TASK DESCRIPTION:
Please, without the pictures, retype exactly the lines from the start of the material through the line that holds "-9.71, -10.63, -11.91];".

AVAILABLE DATA:
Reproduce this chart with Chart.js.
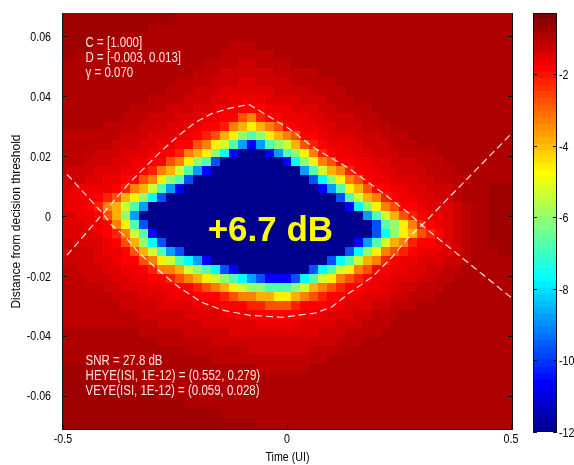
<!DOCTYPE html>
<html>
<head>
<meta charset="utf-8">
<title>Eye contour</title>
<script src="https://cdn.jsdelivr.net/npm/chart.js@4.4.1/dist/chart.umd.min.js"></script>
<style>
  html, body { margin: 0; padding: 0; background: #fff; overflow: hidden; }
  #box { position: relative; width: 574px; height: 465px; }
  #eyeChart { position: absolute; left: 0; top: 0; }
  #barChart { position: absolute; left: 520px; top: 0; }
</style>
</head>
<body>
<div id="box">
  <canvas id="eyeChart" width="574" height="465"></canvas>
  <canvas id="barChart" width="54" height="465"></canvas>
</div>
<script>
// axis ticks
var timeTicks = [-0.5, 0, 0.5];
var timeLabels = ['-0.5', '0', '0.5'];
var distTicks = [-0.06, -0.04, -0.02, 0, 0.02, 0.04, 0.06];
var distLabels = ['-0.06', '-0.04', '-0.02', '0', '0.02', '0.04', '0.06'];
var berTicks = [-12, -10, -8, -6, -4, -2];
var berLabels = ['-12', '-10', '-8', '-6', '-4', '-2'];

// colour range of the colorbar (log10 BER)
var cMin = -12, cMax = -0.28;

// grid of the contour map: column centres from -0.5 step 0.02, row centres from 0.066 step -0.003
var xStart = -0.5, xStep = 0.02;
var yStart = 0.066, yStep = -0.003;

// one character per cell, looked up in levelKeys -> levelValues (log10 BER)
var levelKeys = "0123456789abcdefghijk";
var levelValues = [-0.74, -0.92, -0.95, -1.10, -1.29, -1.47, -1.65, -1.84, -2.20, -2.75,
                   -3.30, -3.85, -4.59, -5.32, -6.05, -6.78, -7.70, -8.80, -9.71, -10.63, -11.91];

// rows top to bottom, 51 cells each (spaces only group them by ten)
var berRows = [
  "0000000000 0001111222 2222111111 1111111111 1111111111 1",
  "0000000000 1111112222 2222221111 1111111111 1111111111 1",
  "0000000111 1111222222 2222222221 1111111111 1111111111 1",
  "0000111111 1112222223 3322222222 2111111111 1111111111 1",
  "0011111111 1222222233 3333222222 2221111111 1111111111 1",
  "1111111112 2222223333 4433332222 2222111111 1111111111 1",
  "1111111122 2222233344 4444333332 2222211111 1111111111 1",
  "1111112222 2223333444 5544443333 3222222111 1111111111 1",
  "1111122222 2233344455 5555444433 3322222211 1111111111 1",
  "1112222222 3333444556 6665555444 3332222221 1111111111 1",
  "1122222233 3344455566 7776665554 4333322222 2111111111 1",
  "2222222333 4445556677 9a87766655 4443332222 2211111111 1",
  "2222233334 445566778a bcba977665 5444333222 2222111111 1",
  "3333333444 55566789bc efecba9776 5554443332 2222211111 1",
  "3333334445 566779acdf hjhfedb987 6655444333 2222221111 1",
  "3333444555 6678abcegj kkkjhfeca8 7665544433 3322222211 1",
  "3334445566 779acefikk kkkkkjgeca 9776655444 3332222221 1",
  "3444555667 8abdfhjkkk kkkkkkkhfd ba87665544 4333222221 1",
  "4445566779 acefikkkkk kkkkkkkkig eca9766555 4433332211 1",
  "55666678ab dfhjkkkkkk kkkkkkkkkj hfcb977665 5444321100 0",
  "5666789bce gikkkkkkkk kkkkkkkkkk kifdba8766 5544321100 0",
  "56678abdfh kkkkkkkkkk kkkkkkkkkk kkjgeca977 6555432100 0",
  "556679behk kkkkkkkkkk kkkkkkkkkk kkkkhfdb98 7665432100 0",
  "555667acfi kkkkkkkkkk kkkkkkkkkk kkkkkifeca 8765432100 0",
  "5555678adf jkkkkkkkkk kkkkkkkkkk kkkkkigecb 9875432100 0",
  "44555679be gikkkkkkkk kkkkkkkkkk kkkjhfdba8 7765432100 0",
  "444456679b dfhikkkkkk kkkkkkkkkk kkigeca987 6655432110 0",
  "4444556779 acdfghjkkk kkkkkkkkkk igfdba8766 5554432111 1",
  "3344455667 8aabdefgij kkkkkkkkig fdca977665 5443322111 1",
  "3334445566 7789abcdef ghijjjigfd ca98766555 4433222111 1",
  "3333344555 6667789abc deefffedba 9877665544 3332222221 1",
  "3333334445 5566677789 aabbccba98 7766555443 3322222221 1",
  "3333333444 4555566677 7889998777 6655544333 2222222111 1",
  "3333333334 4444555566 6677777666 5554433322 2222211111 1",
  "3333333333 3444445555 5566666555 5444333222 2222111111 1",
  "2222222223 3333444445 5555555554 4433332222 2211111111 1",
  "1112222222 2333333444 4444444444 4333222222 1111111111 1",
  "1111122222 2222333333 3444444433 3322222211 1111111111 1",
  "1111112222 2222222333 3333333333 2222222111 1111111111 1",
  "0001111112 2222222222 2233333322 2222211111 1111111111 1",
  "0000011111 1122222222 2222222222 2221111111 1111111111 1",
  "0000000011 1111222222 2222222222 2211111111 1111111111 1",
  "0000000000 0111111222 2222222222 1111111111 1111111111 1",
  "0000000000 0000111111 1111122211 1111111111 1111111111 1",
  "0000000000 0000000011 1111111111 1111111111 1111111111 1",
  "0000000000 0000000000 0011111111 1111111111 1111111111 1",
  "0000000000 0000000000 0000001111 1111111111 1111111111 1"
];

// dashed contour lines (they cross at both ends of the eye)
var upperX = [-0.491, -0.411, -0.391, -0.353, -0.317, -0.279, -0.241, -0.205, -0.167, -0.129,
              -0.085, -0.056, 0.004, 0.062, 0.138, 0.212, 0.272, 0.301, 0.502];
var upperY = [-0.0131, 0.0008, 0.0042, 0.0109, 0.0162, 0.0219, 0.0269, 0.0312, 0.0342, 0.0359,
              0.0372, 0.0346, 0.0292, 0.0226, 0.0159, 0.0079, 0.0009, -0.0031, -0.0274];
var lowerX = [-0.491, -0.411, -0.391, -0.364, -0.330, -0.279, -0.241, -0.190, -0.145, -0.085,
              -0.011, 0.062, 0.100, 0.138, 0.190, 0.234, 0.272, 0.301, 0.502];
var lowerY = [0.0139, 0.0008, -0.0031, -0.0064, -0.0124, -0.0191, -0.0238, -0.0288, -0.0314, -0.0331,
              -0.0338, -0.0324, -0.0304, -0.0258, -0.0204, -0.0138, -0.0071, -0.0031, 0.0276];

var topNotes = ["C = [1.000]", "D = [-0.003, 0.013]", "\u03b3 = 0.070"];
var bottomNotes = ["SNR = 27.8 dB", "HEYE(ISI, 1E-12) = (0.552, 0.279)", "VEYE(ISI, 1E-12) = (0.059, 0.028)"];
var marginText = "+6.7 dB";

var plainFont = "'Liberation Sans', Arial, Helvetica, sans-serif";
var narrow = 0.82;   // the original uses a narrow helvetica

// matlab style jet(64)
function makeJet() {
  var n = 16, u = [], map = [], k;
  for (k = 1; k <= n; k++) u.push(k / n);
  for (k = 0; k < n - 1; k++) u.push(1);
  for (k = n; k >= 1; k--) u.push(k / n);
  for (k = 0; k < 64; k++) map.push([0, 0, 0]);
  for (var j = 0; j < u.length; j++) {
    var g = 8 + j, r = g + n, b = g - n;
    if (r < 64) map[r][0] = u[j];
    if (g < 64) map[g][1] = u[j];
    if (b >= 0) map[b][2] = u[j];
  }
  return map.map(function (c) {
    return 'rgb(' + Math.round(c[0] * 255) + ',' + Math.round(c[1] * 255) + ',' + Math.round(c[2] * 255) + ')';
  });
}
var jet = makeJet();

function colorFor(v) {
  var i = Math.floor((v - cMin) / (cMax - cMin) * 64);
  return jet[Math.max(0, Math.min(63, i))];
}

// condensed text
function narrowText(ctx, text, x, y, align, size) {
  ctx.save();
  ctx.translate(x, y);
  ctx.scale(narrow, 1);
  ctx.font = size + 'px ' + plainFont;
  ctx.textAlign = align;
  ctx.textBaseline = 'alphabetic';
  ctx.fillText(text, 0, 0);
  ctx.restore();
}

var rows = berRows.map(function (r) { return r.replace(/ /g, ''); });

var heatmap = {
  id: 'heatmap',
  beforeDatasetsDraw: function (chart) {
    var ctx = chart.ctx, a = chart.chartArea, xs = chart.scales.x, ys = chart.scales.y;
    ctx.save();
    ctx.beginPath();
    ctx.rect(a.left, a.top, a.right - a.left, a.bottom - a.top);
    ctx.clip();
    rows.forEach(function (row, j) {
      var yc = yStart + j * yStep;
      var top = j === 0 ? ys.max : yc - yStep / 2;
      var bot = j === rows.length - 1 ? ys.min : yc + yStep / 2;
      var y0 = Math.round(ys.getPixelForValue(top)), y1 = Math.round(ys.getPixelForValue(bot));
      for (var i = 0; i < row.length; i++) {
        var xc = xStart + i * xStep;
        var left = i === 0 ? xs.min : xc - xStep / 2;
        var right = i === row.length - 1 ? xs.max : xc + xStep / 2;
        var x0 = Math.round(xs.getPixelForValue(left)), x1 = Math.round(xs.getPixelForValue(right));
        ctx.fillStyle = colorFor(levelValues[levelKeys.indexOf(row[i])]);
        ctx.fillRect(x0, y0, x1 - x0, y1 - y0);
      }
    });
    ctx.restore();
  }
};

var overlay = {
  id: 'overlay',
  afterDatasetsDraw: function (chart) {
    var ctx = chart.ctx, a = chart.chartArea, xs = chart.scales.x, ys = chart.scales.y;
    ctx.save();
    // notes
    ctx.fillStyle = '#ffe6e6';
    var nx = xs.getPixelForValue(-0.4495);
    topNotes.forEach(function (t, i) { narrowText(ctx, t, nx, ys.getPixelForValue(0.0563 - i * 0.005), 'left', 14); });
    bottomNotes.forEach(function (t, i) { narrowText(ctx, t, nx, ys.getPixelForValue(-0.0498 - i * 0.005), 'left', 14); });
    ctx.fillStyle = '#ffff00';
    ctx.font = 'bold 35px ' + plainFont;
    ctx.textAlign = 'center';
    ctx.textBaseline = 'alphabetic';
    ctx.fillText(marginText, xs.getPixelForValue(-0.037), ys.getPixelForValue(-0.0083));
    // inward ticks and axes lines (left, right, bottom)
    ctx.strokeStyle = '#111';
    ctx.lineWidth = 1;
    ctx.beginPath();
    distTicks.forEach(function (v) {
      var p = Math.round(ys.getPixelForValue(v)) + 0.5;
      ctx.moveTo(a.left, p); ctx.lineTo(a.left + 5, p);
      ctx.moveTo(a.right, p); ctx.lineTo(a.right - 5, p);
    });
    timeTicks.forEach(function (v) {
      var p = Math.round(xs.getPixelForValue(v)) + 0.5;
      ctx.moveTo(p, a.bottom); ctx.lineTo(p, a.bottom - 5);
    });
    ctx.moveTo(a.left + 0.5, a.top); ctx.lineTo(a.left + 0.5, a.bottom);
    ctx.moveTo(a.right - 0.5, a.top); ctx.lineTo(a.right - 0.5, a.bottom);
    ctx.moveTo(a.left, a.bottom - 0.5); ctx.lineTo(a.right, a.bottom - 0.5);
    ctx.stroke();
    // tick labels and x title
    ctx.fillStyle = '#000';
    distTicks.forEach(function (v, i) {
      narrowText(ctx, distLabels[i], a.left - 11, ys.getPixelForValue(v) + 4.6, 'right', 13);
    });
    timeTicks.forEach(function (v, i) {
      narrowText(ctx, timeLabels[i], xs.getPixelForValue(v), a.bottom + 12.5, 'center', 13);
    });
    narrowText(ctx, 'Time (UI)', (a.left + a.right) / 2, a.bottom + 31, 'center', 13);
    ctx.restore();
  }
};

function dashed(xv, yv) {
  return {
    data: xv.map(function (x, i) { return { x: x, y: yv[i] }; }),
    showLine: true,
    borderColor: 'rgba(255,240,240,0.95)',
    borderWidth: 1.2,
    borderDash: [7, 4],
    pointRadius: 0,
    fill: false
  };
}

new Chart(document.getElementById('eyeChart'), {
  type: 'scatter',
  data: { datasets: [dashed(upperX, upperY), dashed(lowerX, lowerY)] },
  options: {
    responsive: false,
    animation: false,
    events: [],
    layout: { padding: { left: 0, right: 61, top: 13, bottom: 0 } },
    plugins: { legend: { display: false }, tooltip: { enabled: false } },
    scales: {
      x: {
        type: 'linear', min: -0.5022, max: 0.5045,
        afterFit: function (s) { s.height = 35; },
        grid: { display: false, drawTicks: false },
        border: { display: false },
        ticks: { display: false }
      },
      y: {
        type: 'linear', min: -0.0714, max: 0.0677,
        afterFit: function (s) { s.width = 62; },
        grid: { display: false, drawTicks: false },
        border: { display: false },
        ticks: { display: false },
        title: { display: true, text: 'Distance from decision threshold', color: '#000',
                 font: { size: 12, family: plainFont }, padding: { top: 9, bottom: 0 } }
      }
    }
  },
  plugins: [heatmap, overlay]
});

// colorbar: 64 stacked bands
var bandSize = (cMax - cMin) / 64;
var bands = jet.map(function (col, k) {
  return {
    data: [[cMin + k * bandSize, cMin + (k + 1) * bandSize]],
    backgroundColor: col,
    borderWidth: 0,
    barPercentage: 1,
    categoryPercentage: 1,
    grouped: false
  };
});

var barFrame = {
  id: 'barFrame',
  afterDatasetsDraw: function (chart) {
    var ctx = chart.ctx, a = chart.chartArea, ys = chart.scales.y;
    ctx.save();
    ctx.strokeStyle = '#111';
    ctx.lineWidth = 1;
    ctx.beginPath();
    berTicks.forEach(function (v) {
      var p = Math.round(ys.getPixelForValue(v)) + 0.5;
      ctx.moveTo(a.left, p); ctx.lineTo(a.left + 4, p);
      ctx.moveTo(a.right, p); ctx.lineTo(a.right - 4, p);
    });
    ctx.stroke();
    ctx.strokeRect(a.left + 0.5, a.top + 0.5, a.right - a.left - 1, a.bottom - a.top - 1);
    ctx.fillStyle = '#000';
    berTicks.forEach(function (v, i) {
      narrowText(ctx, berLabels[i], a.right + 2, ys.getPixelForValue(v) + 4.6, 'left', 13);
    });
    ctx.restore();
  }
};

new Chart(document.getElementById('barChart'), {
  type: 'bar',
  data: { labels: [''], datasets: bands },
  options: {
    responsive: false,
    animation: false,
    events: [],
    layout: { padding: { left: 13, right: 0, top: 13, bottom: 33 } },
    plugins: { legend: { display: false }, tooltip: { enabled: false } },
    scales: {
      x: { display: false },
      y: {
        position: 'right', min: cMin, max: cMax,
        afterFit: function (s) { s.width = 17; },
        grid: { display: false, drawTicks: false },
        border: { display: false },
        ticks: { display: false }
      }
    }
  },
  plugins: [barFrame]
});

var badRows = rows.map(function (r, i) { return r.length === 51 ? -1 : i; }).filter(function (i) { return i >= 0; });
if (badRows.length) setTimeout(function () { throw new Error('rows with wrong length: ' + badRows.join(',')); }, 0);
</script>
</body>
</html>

ANSWER TO THE PROBLEM:
Reproduce this chart with Chart.js.
<!DOCTYPE html>
<html>
<head>
<meta charset="utf-8">
<title>Eye contour</title>
<script src="https://cdn.jsdelivr.net/npm/chart.js@4.4.1/dist/chart.umd.min.js"></script>
<style>
  html, body { margin: 0; padding: 0; background: #fff; overflow: hidden; }
  #box { position: relative; width: 574px; height: 465px; }
  #eyeChart { position: absolute; left: 0; top: 0; }
  #barChart { position: absolute; left: 520px; top: 0; }
</style>
</head>
<body>
<div id="box">
  <canvas id="eyeChart" width="574" height="465"></canvas>
  <canvas id="barChart" width="54" height="465"></canvas>
</div>
<script>
// axis ticks
var timeTicks = [-0.5, 0, 0.5];
var timeLabels = ['-0.5', '0', '0.5'];
var distTicks = [-0.06, -0.04, -0.02, 0, 0.02, 0.04, 0.06];
var distLabels = ['-0.06', '-0.04', '-0.02', '0', '0.02', '0.04', '0.06'];
var berTicks = [-12, -10, -8, -6, -4, -2];
var berLabels = ['-12', '-10', '-8', '-6', '-4', '-2'];

// colour range of the colorbar (log10 BER)
var cMin = -12, cMax = -0.28;

// grid of the contour map: column centres from -0.5 step 0.02, row centres from 0.066 step -0.003
var xStart = -0.5, xStep = 0.02;
var yStart = 0.066, yStep = -0.003;

// one character per cell, looked up in levelKeys -> levelValues (log10 BER)
var levelKeys = "0123456789abcdefghijk";
var levelValues = [-0.74, -0.92, -0.95, -1.10, -1.29, -1.47, -1.65, -1.84, -2.20, -2.75,
                   -3.30, -3.85, -4.59, -5.32, -6.05, -6.78, -7.70, -8.80, -9.71, -10.63, -11.91];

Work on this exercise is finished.